Please write out the material below exactly as given.

▶ _Data section_
»»

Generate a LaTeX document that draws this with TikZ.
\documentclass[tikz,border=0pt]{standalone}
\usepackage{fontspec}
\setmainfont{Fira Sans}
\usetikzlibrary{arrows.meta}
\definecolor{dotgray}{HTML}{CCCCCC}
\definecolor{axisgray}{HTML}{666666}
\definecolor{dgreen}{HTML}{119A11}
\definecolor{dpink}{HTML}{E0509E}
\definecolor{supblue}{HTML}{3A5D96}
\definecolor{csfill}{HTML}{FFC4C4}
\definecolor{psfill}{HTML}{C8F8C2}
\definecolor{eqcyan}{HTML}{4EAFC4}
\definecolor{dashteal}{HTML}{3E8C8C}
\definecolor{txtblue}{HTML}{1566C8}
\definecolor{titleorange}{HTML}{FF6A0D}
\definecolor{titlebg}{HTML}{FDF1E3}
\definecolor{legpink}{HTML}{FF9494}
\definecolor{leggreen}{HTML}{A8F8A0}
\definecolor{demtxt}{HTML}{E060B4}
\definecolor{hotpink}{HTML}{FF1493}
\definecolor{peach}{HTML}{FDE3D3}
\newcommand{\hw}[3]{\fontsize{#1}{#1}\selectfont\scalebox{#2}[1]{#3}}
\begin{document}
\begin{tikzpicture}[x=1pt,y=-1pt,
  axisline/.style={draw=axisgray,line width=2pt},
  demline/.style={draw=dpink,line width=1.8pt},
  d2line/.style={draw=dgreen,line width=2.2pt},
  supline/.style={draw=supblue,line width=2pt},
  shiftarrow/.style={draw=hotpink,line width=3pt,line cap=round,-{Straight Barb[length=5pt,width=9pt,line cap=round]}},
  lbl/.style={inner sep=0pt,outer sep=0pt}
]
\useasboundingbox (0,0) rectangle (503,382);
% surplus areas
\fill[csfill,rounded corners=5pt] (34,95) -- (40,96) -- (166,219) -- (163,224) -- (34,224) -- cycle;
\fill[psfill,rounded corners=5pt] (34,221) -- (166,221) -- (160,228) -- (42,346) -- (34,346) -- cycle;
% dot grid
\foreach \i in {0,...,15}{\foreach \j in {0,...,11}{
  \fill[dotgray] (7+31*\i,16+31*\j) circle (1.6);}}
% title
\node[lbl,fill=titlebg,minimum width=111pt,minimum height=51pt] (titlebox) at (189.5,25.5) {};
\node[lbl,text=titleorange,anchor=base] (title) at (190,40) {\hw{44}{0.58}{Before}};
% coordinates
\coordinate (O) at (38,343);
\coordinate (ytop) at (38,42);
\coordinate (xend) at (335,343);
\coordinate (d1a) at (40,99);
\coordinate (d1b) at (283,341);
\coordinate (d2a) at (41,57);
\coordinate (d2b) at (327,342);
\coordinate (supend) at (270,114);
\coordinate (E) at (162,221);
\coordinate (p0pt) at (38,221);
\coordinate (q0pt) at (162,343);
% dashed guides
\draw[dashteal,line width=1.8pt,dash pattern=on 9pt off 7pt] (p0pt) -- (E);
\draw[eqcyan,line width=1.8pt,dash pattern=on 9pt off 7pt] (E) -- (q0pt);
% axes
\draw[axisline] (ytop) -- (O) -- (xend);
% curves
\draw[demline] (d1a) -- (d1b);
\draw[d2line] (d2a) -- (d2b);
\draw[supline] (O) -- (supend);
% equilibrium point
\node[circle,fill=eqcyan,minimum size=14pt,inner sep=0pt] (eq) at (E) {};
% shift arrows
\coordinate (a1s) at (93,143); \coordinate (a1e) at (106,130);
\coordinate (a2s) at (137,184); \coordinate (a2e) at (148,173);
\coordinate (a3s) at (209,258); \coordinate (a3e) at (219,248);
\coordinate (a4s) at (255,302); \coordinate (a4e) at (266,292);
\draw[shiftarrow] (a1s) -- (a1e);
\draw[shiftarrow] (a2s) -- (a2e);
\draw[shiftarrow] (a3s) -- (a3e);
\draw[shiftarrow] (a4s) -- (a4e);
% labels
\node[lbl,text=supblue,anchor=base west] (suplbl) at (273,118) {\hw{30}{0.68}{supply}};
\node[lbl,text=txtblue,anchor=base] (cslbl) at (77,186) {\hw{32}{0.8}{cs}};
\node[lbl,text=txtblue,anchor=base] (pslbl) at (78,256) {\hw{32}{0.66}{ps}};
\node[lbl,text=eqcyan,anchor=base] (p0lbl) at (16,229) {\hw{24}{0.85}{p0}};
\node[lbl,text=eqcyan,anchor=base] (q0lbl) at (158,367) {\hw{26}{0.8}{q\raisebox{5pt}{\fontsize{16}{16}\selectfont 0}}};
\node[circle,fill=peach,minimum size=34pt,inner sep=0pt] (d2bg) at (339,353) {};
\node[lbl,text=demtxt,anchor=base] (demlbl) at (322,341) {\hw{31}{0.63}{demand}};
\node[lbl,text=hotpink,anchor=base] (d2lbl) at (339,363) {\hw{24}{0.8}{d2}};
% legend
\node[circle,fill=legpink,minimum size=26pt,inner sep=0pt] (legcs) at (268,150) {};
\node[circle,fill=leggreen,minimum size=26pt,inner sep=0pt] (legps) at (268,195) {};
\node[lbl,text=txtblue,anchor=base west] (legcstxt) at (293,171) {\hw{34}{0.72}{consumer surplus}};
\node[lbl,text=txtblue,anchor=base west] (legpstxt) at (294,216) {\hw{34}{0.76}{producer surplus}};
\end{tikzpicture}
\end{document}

««

▶ _Solution to this problem_
Generate a LaTeX document that draws this with TikZ.
\documentclass[tikz,border=0pt]{standalone}
\usepackage{fontspec}
\setmainfont{Fira Sans}
\usetikzlibrary{arrows.meta}
\definecolor{dotgray}{HTML}{CCCCCC}
\definecolor{axisgray}{HTML}{666666}
\definecolor{dgreen}{HTML}{119A11}
\definecolor{dpink}{HTML}{E0509E}
\definecolor{supblue}{HTML}{3A5D96}
\definecolor{csfill}{HTML}{FFC4C4}
\definecolor{psfill}{HTML}{C8F8C2}
\definecolor{eqcyan}{HTML}{4EAFC4}
\definecolor{dashteal}{HTML}{3E8C8C}
\definecolor{txtblue}{HTML}{1566C8}
\definecolor{titleorange}{HTML}{FF6A0D}
\definecolor{titlebg}{HTML}{FDF1E3}
\definecolor{legpink}{HTML}{FF9494}
\definecolor{leggreen}{HTML}{A8F8A0}
\definecolor{demtxt}{HTML}{E060B4}
\definecolor{hotpink}{HTML}{FF1493}
\definecolor{peach}{HTML}{FDE3D3}
\newcommand{\hw}[3]{\fontsize{#1}{#1}\selectfont\scalebox{#2}[1]{#3}}
\begin{document}
\begin{tikzpicture}[x=1pt,y=-1pt,
  axisline/.style={draw=axisgray,line width=2pt},
  demline/.style={draw=dpink,line width=1.8pt},
  d2line/.style={draw=dgreen,line width=2.2pt},
  supline/.style={draw=supblue,line width=2pt},
  shiftarrow/.style={draw=hotpink,line width=3pt,line cap=round,-{Straight Barb[length=5pt,width=9pt,line cap=round]}},
  lbl/.style={inner sep=0pt,outer sep=0pt}
]
\useasboundingbox (0,0) rectangle (503,382);
% surplus areas
\fill[csfill,rounded corners=5pt] (34,95) -- (40,96) -- (166,219) -- (163,224) -- (34,224) -- cycle;
\fill[psfill,rounded corners=5pt] (34,221) -- (166,221) -- (160,228) -- (42,346) -- (34,346) -- cycle;
% dot grid
\foreach \i in {0,...,15}{\foreach \j in {0,...,11}{
  \fill[dotgray] (7+31*\i,16+31*\j) circle (1.6);}}
% title
\node[lbl,fill=titlebg,minimum width=111pt,minimum height=51pt] (titlebox) at (189.5,25.5) {};
\node[lbl,text=titleorange,anchor=base] (title) at (190,40) {\hw{44}{0.58}{Before}};
% coordinates
\coordinate (O) at (38,343);
\coordinate (ytop) at (38,42);
\coordinate (xend) at (335,343);
\coordinate (d1a) at (40,99);
\coordinate (d1b) at (283,341);
\coordinate (d2a) at (41,57);
\coordinate (d2b) at (327,342);
\coordinate (supend) at (270,114);
\coordinate (E) at (162,221);
\coordinate (p0pt) at (38,221);
\coordinate (q0pt) at (162,343);
% dashed guides
\draw[dashteal,line width=1.8pt,dash pattern=on 9pt off 7pt] (p0pt) -- (E);
\draw[eqcyan,line width=1.8pt,dash pattern=on 9pt off 7pt] (E) -- (q0pt);
% axes
\draw[axisline] (ytop) -- (O) -- (xend);
% curves
\draw[demline] (d1a) -- (d1b);
\draw[d2line] (d2a) -- (d2b);
\draw[supline] (O) -- (supend);
% equilibrium point
\node[circle,fill=eqcyan,minimum size=14pt,inner sep=0pt] (eq) at (E) {};
% shift arrows
\coordinate (a1s) at (93,143); \coordinate (a1e) at (106,130);
\coordinate (a2s) at (137,184); \coordinate (a2e) at (148,173);
\coordinate (a3s) at (209,258); \coordinate (a3e) at (219,248);
\coordinate (a4s) at (255,302); \coordinate (a4e) at (266,292);
\draw[shiftarrow] (a1s) -- (a1e);
\draw[shiftarrow] (a2s) -- (a2e);
\draw[shiftarrow] (a3s) -- (a3e);
\draw[shiftarrow] (a4s) -- (a4e);
% labels
\node[lbl,text=supblue,anchor=base west] (suplbl) at (273,118) {\hw{30}{0.68}{supply}};
\node[lbl,text=txtblue,anchor=base] (cslbl) at (77,186) {\hw{32}{0.8}{cs}};
\node[lbl,text=txtblue,anchor=base] (pslbl) at (78,256) {\hw{32}{0.66}{ps}};
\node[lbl,text=eqcyan,anchor=base] (p0lbl) at (16,229) {\hw{24}{0.85}{p0}};
\node[lbl,text=eqcyan,anchor=base] (q0lbl) at (158,367) {\hw{26}{0.8}{q\raisebox{5pt}{\fontsize{16}{16}\selectfont 0}}};
\node[circle,fill=peach,minimum size=34pt,inner sep=0pt] (d2bg) at (339,353) {};
\node[lbl,text=demtxt,anchor=base] (demlbl) at (322,341) {\hw{31}{0.63}{demand}};
\node[lbl,text=hotpink,anchor=base] (d2lbl) at (339,363) {\hw{24}{0.8}{d2}};
% legend
\node[circle,fill=legpink,minimum size=26pt,inner sep=0pt] (legcs) at (268,150) {};
\node[circle,fill=leggreen,minimum size=26pt,inner sep=0pt] (legps) at (268,195) {};
\node[lbl,text=txtblue,anchor=base west] (legcstxt) at (293,171) {\hw{34}{0.72}{consumer surplus}};
\node[lbl,text=txtblue,anchor=base west] (legpstxt) at (294,216) {\hw{34}{0.76}{producer surplus}};
\end{tikzpicture}
\end{document}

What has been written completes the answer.